Vidacare Corporation
- Type: Private company
- Industry: Medical Equipment
- Founded: 2005
- Defunct: December 2, 2013
- Fate: Acquired
- Successor: Teleflex, Inc.
- Headquarters: Shavano Park, TX

= Vidacare Corporation =

American medical device company

Vidacare Corporation was the developer of intraosseous (inside the bone) medical devices. Its devices were used in vascular access, emergency and disaster medicine, oncology, and spinal surgery. Privately held, the company was established in 2001 and based in San Antonio, Texas.

In December 2013, Teleflex Incorporated, based in Wayne, Pennsylvania, acquired Vidacare Corporation for $263 million.

==History==
The intraosseous space was first discovered as a non-collapsible vein in 1922 when C.K. Drinker, MD, of Harvard University examined the circulation of the sternum and confirmed that fluids infused into the bone marrow were quickly absorbed into the central circulation, providing a viable alternative to failed vascular access with traditional methods. However, a reliable, safe and easy method to access this intraosseous space proved elusive and this area of medicine and its opportunities remained largely unexplored.

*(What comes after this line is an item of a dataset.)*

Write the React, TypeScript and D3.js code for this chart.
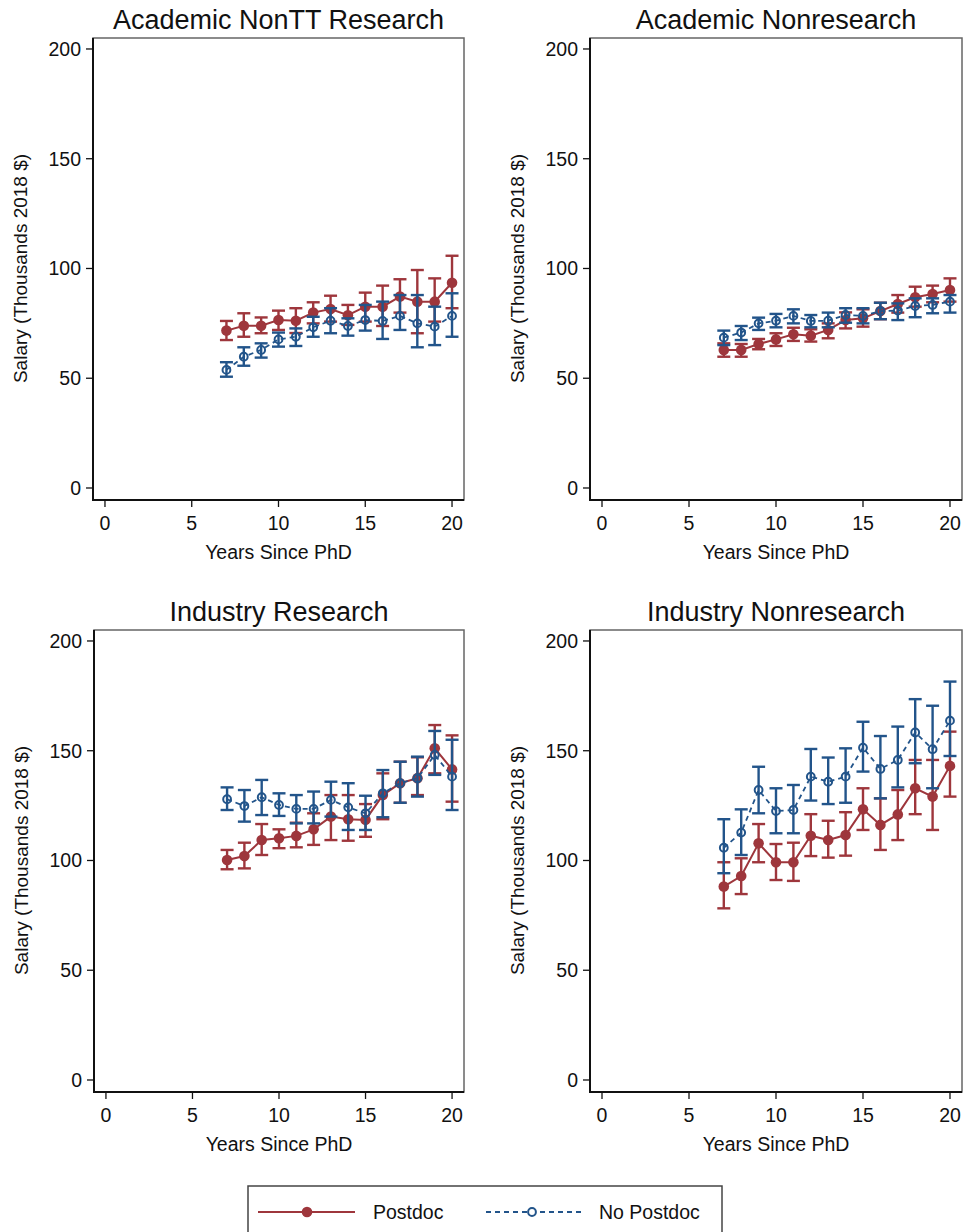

In the mid-1990s, the technologies behind Vidacare's products were developed at the University of Texas Health Science Center, San Antonio, in the Athanasiou laboratory by Kyriacos A. Athanasiou, George Constantinides, and Dan Lanctot. In 2000, Dr. Larry Miller, an emergency physician for over 30 years and one of Vidacare's founders, set out to develop a technology platform that could be utilized in a broad range of healthcare settings. These applications included vascular access, bone marrow biopsies and aspirations, regenerative medicine, and more.

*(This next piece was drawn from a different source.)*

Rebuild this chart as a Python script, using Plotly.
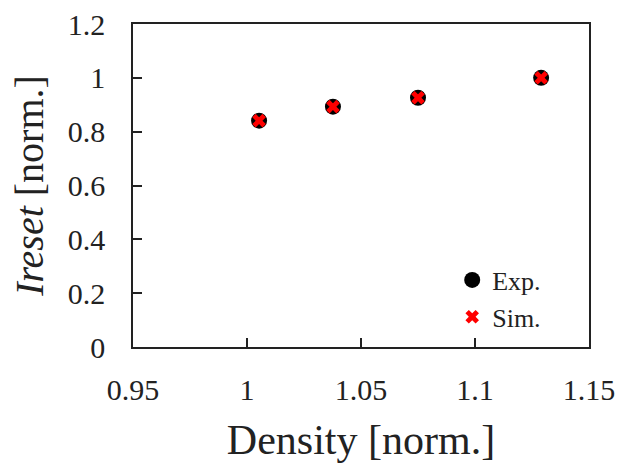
import plotly.graph_objects as go

density = [1.0053, 1.0377, 1.075, 1.129]
ireset_exp = [0.841, 0.893, 0.926, 1.0]
ireset_sim = [0.841, 0.893, 0.926, 1.0]

x_ticks = [0.95, 1.0, 1.05, 1.1, 1.15]
x_ticklabels = ["0.95", "1", "1.05", "1.1", "1.15"]
y_ticks = [0, 0.2, 0.4, 0.6, 0.8, 1.0, 1.2]
y_ticklabels = ["0", "0.2", "0.4", "0.6", "0.8", "1", "1.2"]

FONT = "Liberation Serif"

fig = go.Figure()
fig.add_trace(go.Scatter(
    x=density, y=ireset_exp, mode="markers", name="Exp.",
    marker=dict(symbol="circle", size=16, color="black"),
))
fig.add_trace(go.Scatter(
    x=density, y=ireset_sim, mode="markers", name="Sim.",
    marker=dict(symbol="x", size=12, color="#ff0000", line=dict(width=0)),
))

axis_common = dict(
    showline=True, linecolor="#222", linewidth=1.5, mirror=True,
    ticks="inside", ticklen=9, tickwidth=1.5, tickcolor="#222",
    showgrid=False, zeroline=False, automargin=False,
    tickfont=dict(family=FONT, size=30, color="#222"),
)

fig.update_layout(
    width=621, height=466,
    margin=dict(l=133, r=32, t=24, b=119),
    paper_bgcolor="white", plot_bgcolor="white",
    font=dict(family=FONT, color="#222"),
    showlegend=True,
    legend=dict(
        x=0.70, y=0.28, xanchor="left", yanchor="top",
        font=dict(family=FONT, size=26, color="#222"),
        bgcolor="rgba(0,0,0,0)", tracegroupgap=0, itemwidth=30,
    ),
    xaxis=dict(
        range=[0.95, 1.15], tickvals=x_ticks, ticktext=x_ticklabels,
        ticklabelstandoff=15,
        title=dict(text="Density [norm.]", font=dict(family=FONT, size=42, color="#222"), standoff=20),
        **axis_common,
    ),
    yaxis=dict(
        range=[0, 1.2], tickvals=y_ticks, ticktext=y_ticklabels,
        ticklabelstandoff=20,
        title=dict(text="<i>Ireset</i> [norm.]", font=dict(family=FONT, size=40, color="#222"), standoff=12),
        **axis_common,
    ),
)

fig.write_html("out.html")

In 2001, Vidacare Corporation was established to bring this technology platform to market. In 2004, Vidacare received its first U.S. Food and Drug Administration (FDA) clearance for the EZ-IO Intraosseous Infusion System – the first battery-powered device to establish immediate vascular access using the IO space. In 2007, Vidacare received additional FDA clearance for the OnControl Bone Marrow System, the first significant improvement to bone marrow procedures in decades. In 2008, the company received FDA clearance for the OnControl Bone Access System for use in spinal surgery procedures.

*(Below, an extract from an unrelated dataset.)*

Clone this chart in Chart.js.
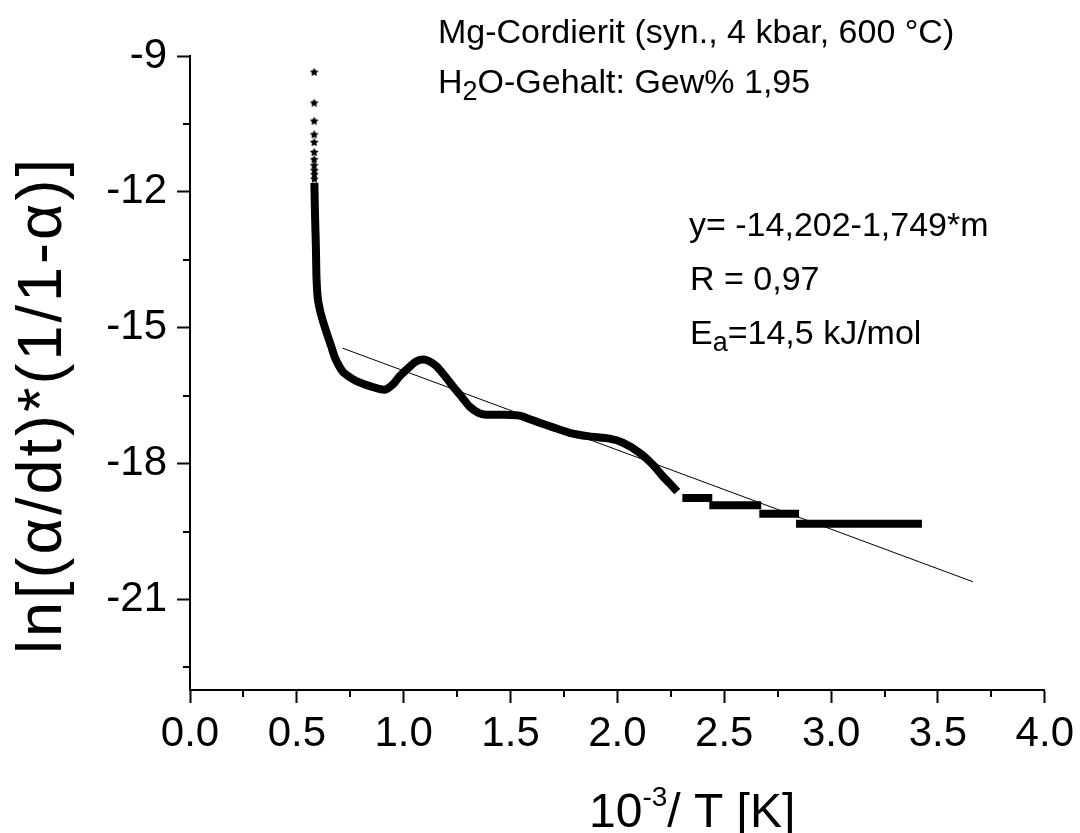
<!DOCTYPE html>
<html>
<head>
<meta charset="utf-8">
<script src="https://cdn.jsdelivr.net/npm/chart.js@4/dist/chart.umd.min.js"></script>
<style>
  html, body { margin: 0; padding: 0; background: #fff; }
</style>
</head>
<body>
<canvas id="myChart" width="1080" height="833"></canvas>
<script>
// sparse star markers at the top of the steep part
const starX = [0.581, 0.581, 0.581, 0.581, 0.581, 0.581, 0.581, 0.581, 0.582, 0.582, 0.582];
const starY = [-9.36, -10.04, -10.44, -10.74, -10.91, -11.13, -11.29, -11.42, -11.53, -11.62, -11.72];

// dense measured curve, null = gap between the flat steps
const curveX = [0.582, 0.585, 0.589, 0.592, 0.598, 0.610, 0.625, 0.640, 0.660, 0.680, 0.716, 0.750, 0.779, 0.841, 0.911,
                0.950, 0.981, 1.028, 1.060, 1.090, 1.120, 1.153, 1.190, 1.230, 1.270, 1.308, 1.350, 1.386, 1.464, 1.542,
                1.636, 1.776, 1.869, 1.963, 2.025, 2.103, 2.165, 2.212, 2.243, 2.280,
                2.280, 2.304, 2.444, 2.444, 2.430, 2.673, 2.673, 2.664, 2.850, 2.850, 2.836, 3.425];
const curveY = [-11.80, -12.50, -13.20, -13.90, -14.35, -14.65, -14.90, -15.12, -15.40, -15.68, -15.98, -16.10, -16.18, -16.29, -16.37,
                -16.25, -16.07, -15.86, -15.74, -15.70, -15.74, -15.85, -16.05, -16.29, -16.52, -16.74, -16.88, -16.92, -16.92, -16.94,
                -17.10, -17.32, -17.40, -17.45, -17.54, -17.76, -18.02, -18.28, -18.43, -18.62,
                null, -18.76, -18.76, null, -18.92, -18.92, null, -19.11, -19.11, null, -19.33, -19.33];

// linear fit  y = -14,202 - 1,749*m
const fitX = [0.713, 3.664];
const fitY = [-15.45, -20.61];

const xTicks = [0, 0.5, 1.0, 1.5, 2.0, 2.5, 3.0, 3.5, 4.0];
const xMinor = [0.25, 0.75, 1.25, 1.75, 2.25, 2.75, 3.25, 3.75];
const yTicks = [-21, -18, -15, -12, -9];
const yMinor = [-22.5, -19.5, -16.5, -13.5, -10.5];

const FONT = "'Liberation Sans', Arial, sans-serif";
Chart.defaults.font.family = FONT;
Chart.defaults.color = '#000';

function toPoints(xs, ys) {
    return xs.map((x, i) => ({ x: x, y: ys[i] }));
}

// small filled 5 point star used as marker
function makeStar(size) {
    const c = document.createElement('canvas');
    c.width = size;
    c.height = size;
    const g = c.getContext('2d');
    g.fillStyle = '#000';
    g.beginPath();
    for (let i = 0; i < 10; i++) {
        const r = i % 2 ? size * 0.26 : size * 0.5;
        const a = -Math.PI / 2 + i * Math.PI / 5;
        const px = size / 2 + r * Math.cos(a);
        const py = size / 2 + r * Math.sin(a);
        if (i === 0) g.moveTo(px, py); else g.lineTo(px, py);
    }
    g.closePath();
    g.fill();
    return c;
}

// text with sub/superscript pieces: [text, size, dy]
function drawRich(ctx, x, y, parts) {
    ctx.textBaseline = 'alphabetic';
    ctx.textAlign = 'left';
    parts.forEach(p => {
        ctx.font = p[1] + 'px ' + FONT;
        ctx.fillText(p[0], x, y + p[2]);
        x += ctx.measureText(p[0]).width;
    });
}

const extras = {
    id: 'extras',
    afterDraw(chart) {
        const ctx = chart.ctx;
        const xs = chart.scales.x;
        const ys = chart.scales.y;
        const area = chart.chartArea;
        ctx.save();
        ctx.strokeStyle = '#000';
        ctx.lineWidth = 2;
        // minor ticks
        xMinor.forEach(v => {
            const px = Math.round(xs.getPixelForValue(v));
            ctx.beginPath();
            ctx.moveTo(px, area.bottom);
            ctx.lineTo(px, area.bottom + 7);
            ctx.stroke();
        });
        yMinor.forEach(v => {
            const py = Math.round(ys.getPixelForValue(v));
            ctx.beginPath();
            ctx.moveTo(area.left, py);
            ctx.lineTo(area.left - 7, py);
            ctx.stroke();
        });

        ctx.fillStyle = '#000';
        drawRich(ctx, 438, 43, [['Mg-Cordierit (syn., 4 kbar, 600 °C)', 34, 0]]);
        drawRich(ctx, 438, 93, [['H', 34, 0], ['2', 27, 7], ['O-Gehalt: Gew% 1,95', 34, 0]]);
        drawRich(ctx, 689, 236, [['y= -14,202-1,749*m', 34, 0]]);
        drawRich(ctx, 690, 290, [['R = 0,97', 34, 0]]);
        drawRich(ctx, 690, 344, [['E', 34, 0], ['a', 27, 7], ['=14,5 kJ/mol', 34, 0]]);

        // axis titles
        drawRich(ctx, 589, 827, [['10', 48, 0], ['-3', 28, -21], ['/ T [K]', 48, 0]]);
        ctx.translate(44, 405);
        ctx.rotate(-Math.PI / 2);
        ctx.font = '63px ' + FONT;
        ctx.letterSpacing = '3px';
        ctx.textAlign = 'center';
        ctx.textBaseline = 'middle';
        ctx.fillText('ln[(α/dt)*(1/1-α)]', 0, 0);
        ctx.restore();
    }
};

new Chart(document.getElementById('myChart'), {
    type: 'scatter',
    data: {
        datasets: [
            {
                label: 'curve',
                data: toPoints(curveX, curveY),
                showLine: true,
                spanGaps: false,
                borderColor: '#000',
                borderWidth: 8,
                borderJoinStyle: 'round',
                tension: 0.2,
                pointRadius: 0
            },
            {
                label: 'stars',
                data: toPoints(starX, starY),
                pointStyle: makeStar(9),
                pointRadius: 4
            },
            {
                label: 'fit',
                data: toPoints(fitX, fitY),
                showLine: true,
                borderColor: '#000',
                borderWidth: 1,
                pointRadius: 0
            }
        ]
    },
    options: {
        responsive: false,
        animation: false,
        events: [],
        layout: { padding: { top: 56, right: 34, bottom: 0, left: 0 } },
        plugins: { legend: { display: false }, tooltip: { enabled: false } },
        scales: {
            x: {
                type: 'linear',
                min: 0,
                max: 4,
                afterBuildTicks: s => { s.ticks = xTicks.map(v => ({ value: v })); },
                afterFit: s => { s.height = 143; },
                ticks: {
                    autoSkip: false,
                    maxRotation: 0,
                    padding: 6,
                    font: { size: 42 },
                    color: '#000',
                    callback: v => v.toFixed(1)
                },
                grid: { drawOnChartArea: false, tickLength: 13, tickColor: '#000', tickWidth: 2 },
                border: { color: '#000', width: 2 }
            },
            y: {
                type: 'linear',
                min: -23,
                max: -9,
                afterBuildTicks: s => { s.ticks = yTicks.map(v => ({ value: v })); },
                afterFit: s => { s.width = 190; },
                ticks: {
                    autoSkip: false,
                    padding: 10,
                    font: { size: 42 },
                    color: '#000',
                    callback: v => String(v)
                },
                grid: { drawOnChartArea: false, tickLength: 13, tickColor: '#000', tickWidth: 2 },
                border: { color: '#000', width: 2 }
            }
        }
    },
    plugins: [extras]
});
</script>
</body>
</html>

In 2010, Vidacare claimed that its EZ-IO technology was used in 90 percent of U.S. advanced life support ambulances, over half of U.S. emergency departments, and by the U.S. military. The company stated it also was able to market the device in over 50 countries.

In December 2013, Teleflex Incorporated completed the acquisition of Vidacare, integrating its products into Teleflex's Arrow product line.

==Products==
• Vidacare's first product, the EZ-IO Intraosseous Infusion System, provided immediate vascular access for the delivery of essential medications and fluids. The inventors of the EZ-IO are: Larry J. Miller, Robert W. Titkemeyer, David S. Bolleter, Ruben Trevino, Matthew T. Harmon and Christopher Kilcoin.

• Vidacare's OnControl Bone Marrow System was created to improve the procedures involving bone marrow biopsies and aspirations.

• The OnControl Bone Access System provided rapid and safe access to vertebrae during vertebroplasty.